Saturday, July 25, 2009

Big chance for tour strugglers


Match Facts
19:30(GMT+6:00)
Live
Senior Open Championship 2009,


It might not match Tom Watson trying to win the Open at 59, but this is a big weekend for Ricardo Gonzalez and Lee Slattery.

The former has not been in the top 10 all year and the latter has not managed a top-20 finish since last August.

But they were clear of the field entering the third round of the SAS Masters in Malmo today, Gonzalez 10 under par and Slattery nine under.

They rank 153rd and 136th respectively on the European Tour money list and are both fully aware only the top 115 at the end of the season are spared a trip to the qualifying school.

Gonzalez, 39 and a three-time winner, made six visits before establishing himself on the circuit a decade ago.

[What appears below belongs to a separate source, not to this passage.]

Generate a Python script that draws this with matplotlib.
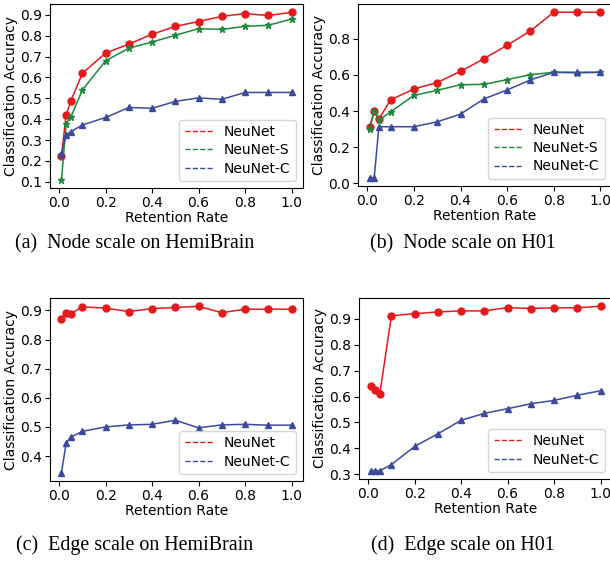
"""Classification accuracy vs. retention rate for NeuNet variants (node / edge scale)."""

import matplotlib
matplotlib.use("Agg")
import matplotlib.pyplot as plt
from matplotlib.lines import Line2D

# ---------------------------------------------------------------------------
# Data
# ---------------------------------------------------------------------------

retention = [0.01, 0.03, 0.05, 0.1, 0.2, 0.3, 0.4, 0.5, 0.6, 0.7, 0.8, 0.9, 1.0]

# (a) node scale, HemiBrain
node_hemi_neunet = [0.225, 0.42, 0.487, 0.62, 0.717, 0.76, 0.807, 0.845, 0.868, 0.893, 0.906, 0.897, 0.912]
node_hemi_neunet_s = [0.11, 0.378, 0.41, 0.54, 0.68, 0.74, 0.77, 0.802, 0.834, 0.83, 0.845, 0.85, 0.88]
node_hemi_neunet_c = [0.235, 0.325, 0.34, 0.372, 0.408, 0.456, 0.452, 0.485, 0.502, 0.495, 0.528, 0.528, 0.528]

# (b) node scale, H01
node_h01_neunet = [0.31, 0.40, 0.355, 0.462, 0.522, 0.558, 0.62, 0.69, 0.765, 0.845, 0.948, 0.948, 0.948]
node_h01_neunet_s = [0.30, 0.40, 0.35, 0.395, 0.487, 0.515, 0.546, 0.548, 0.574, 0.602, 0.615, 0.612, 0.615]
node_h01_neunet_c = [0.03, 0.03, 0.313, 0.313, 0.313, 0.34, 0.383, 0.467, 0.517, 0.573, 0.615, 0.615, 0.615]

# (c) edge scale, HemiBrain
edge_hemi_neunet = [0.871, 0.89, 0.889, 0.912, 0.908, 0.896, 0.906, 0.91, 0.914, 0.892, 0.904, 0.904, 0.904]
edge_hemi_neunet_c = [0.343, 0.445, 0.465, 0.485, 0.5, 0.507, 0.509, 0.523, 0.497, 0.507, 0.509, 0.506, 0.506]

# (d) edge scale, H01
edge_h01_neunet = [0.64, 0.624, 0.61, 0.912, 0.92, 0.927, 0.931, 0.931, 0.944, 0.94, 0.943, 0.943, 0.949]
edge_h01_neunet_c = [0.313, 0.313, 0.313, 0.337, 0.407, 0.456, 0.508, 0.535, 0.553, 0.572, 0.585, 0.605, 0.622]

captions = [
    "(a)  Node scale on HemiBrain",
    "(b)  Node scale on H01",
    "(c)  Edge scale on HemiBrain",
    "(d)  Edge scale on H01",
]

yticks = [
    [0.1, 0.2, 0.3, 0.4, 0.5, 0.6, 0.7, 0.8, 0.9],
    [0.0, 0.2, 0.4, 0.6, 0.8],
    [0.4, 0.5, 0.6, 0.7, 0.8, 0.9],
    [0.3, 0.4, 0.5, 0.6, 0.7, 0.8, 0.9],
]

# ---------------------------------------------------------------------------
# Style
# ---------------------------------------------------------------------------

_STYLE = {
    "NeuNet":   dict(color="#e41a1c", marker="o", ms=5),
    "NeuNet-S": dict(color="#1b8a3c", marker="*", ms=5),
    "NeuNet-C": dict(color="#3c4a9c", marker="^", ms=5),
}

plt.rcParams["font.family"] = "DejaVu Sans"
plt.rcParams["xtick.labelsize"] = 10
plt.rcParams["ytick.labelsize"] = 10

# axes rectangles in figure pixels: left, bottom(from top), right, top(from top)
_W, _H = 610, 561
_BOXES = [
    (50, 188, 303, 4),
    (358, 186, 612, 4),
    (50, 481, 303, 298),
    (359, 479, 612, 298),
]
_CAPTION_POS = [(135, 244), (463, 244), (135, 545), (463, 545)]


def draw_panel(ax, series, ticks):
    for name, vals in series:
        st = _STYLE[name]
        ax.plot(retention, vals, color=st["color"], lw=1.3, alpha=0.25, zorder=2)
        ax.plot(retention, vals, color=st["color"], lw=1.0, marker=st["marker"],
                ms=st["ms"], zorder=3)
    handles = [Line2D([], [], color=_STYLE[n]["color"], ls="--", lw=1.0) for n, _ in series]
    ax.legend(handles, [n for n, _ in series], loc="lower right", fontsize=10,
              handlelength=2.0, borderpad=0.4, labelspacing=0.3, handletextpad=0.8)
    ax.set_xlabel("Retention Rate", fontsize=10, labelpad=1)
    ax.set_ylabel("Classification Accuracy", fontsize=10, labelpad=2)
    ax.set_xticks([0.0, 0.2, 0.4, 0.6, 0.8, 1.0])
    ax.set_yticks(ticks)
    ax.tick_params(pad=2)


def main():
    fig = plt.figure(figsize=(_W / 100, _H / 100), dpi=100)
    panels = [
        [("NeuNet", node_hemi_neunet), ("NeuNet-S", node_hemi_neunet_s), ("NeuNet-C", node_hemi_neunet_c)],
        [("NeuNet", node_h01_neunet), ("NeuNet-S", node_h01_neunet_s), ("NeuNet-C", node_h01_neunet_c)],
        [("NeuNet", edge_hemi_neunet), ("NeuNet-C", edge_hemi_neunet_c)],
        [("NeuNet", edge_h01_neunet), ("NeuNet-C", edge_h01_neunet_c)],
    ]
    for (l, b, r, t), series, ticks in zip(_BOXES, panels, yticks):
        ax = fig.add_axes([l / _W, 1 - b / _H, (r - l) / _W, (b - t) / _H])
        draw_panel(ax, series, ticks)

    for (x, y), txt in zip(_CAPTION_POS, captions):
        fig.text(x / _W, 1 - y / _H, txt, ha="center", va="center",
                 family="Liberation Serif", fontsize=14.4)

    fig.savefig("out.png", dpi=100)


if __name__ == "__main__":
    main()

Slattery, the 30-year-old from Southport, has already been to the dreaded school seven times and his only success there was two years ago after he had failed to keep his card by less than £60.

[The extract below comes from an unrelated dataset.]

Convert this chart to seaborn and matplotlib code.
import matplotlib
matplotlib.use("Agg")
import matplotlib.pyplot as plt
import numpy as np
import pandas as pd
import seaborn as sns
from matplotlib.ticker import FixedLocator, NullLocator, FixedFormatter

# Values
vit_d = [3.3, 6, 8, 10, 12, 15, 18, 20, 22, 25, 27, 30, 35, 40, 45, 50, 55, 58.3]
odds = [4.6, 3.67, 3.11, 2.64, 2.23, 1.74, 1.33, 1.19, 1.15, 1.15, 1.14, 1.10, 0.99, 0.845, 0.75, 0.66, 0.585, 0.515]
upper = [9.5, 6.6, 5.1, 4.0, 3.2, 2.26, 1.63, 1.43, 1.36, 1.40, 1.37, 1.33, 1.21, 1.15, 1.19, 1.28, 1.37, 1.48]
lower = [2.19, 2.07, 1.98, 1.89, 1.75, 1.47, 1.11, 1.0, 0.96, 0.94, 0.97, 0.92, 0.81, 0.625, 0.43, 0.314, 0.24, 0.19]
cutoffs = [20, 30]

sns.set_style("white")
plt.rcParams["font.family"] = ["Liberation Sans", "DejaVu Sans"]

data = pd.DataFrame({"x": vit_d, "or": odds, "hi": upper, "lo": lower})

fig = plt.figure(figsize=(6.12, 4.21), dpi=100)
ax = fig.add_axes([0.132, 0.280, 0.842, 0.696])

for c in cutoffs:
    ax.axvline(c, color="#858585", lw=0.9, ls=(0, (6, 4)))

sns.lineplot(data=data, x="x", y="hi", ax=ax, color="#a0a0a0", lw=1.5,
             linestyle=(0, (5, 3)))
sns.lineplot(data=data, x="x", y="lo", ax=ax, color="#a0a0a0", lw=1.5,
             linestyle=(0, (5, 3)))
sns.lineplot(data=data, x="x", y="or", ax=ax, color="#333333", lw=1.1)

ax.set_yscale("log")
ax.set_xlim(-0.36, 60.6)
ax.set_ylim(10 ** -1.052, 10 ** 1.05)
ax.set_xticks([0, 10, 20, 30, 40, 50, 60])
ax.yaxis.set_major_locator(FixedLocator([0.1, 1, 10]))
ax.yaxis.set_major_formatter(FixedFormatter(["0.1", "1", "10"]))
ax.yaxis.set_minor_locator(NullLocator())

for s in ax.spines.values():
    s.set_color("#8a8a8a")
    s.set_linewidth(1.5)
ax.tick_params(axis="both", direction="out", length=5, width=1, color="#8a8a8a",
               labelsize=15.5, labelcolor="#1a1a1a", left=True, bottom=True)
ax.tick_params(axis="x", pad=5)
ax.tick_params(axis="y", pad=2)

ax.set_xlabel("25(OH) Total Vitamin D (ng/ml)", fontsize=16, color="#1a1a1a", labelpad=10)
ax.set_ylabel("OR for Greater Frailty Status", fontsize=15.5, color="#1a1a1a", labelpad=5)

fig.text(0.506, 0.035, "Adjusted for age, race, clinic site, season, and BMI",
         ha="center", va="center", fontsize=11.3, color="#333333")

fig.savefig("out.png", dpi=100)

First prize tomorrow is just under £143,000 - so modest by Tour standards these days that the event earns the winner only a one-year exemption.

Having had two second-place finishes, however, Slattery would be ecstatic if he can pull it off.

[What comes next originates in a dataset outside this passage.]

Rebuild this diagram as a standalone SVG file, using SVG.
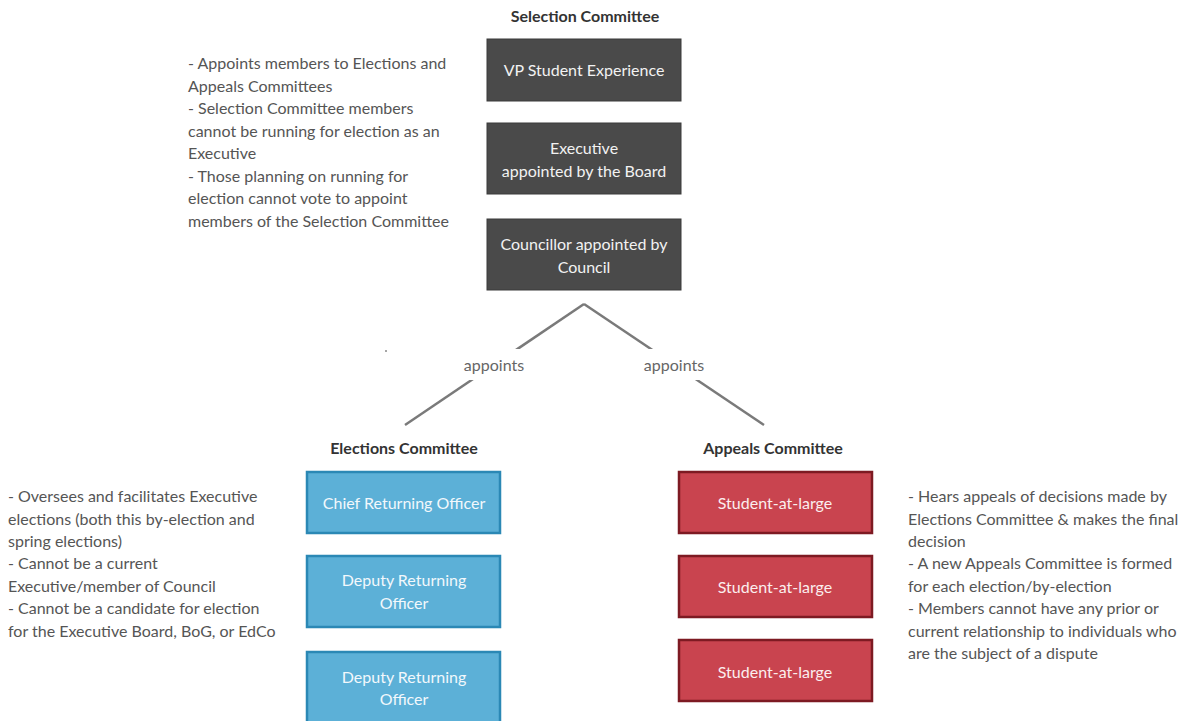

Overnight there was a three-stroke gap between him and third-placed trio Richie Ramsay, Pablo Larrazabal and Martin Erlandsson.

Larrazabal won last year's French Open but Scotland's former US Amateur champion Ramsay and Swede Erlandsson are, like Slattery, chasing their first Tour victories.

Ramsay admits he was embarrassed by an opening 77, one of the worst scores of the day, in the Open last week and was put in touch with Padraig Harrington's American "mind guru" Bob Rotella.

"I really struggled mentally there I felt and he was just saying I've got to be more positive," said the Aberdeen golfer. "I've got all the shots but I need to believe in myself more."

Pre-tournament favourite Henrik Stenson, who is donating all his prize money to his new Foundation charity, resumed 11 behind Gonzalez and would have missed the cut if he had bogeyed rather than birdied his final hole yesterday.

Former US Open champion Michael Campbell cut it even finer, making it through with nothing to spare on two over - a massive relief because it was his first cut since last October.

He did it only after a wait of nearly eight hours and only when England's Phillip Archer and Swede Ake Nilsson both failed to end their rounds with birdies late in the evening.

Campbell has been struggling with a shoulder problem and pulled out of the Open during his second round last week.

After an opening 78, another early exit was on the cards, but he improved eight strokes on that on his return to Barseback - at 7,665 yards the longest course in European Tour history - and then spent the rest of the day wondering if his total would be good enough to survive.

"I've had a mental barrier to get through as well as physical," he said. "A lot of people around me have been very supportive but the bottom line is that it's up to you.

"I'd be a rich man if I was paid something every time somebody has asked me what's happening, but hopefully I've turned the corner now."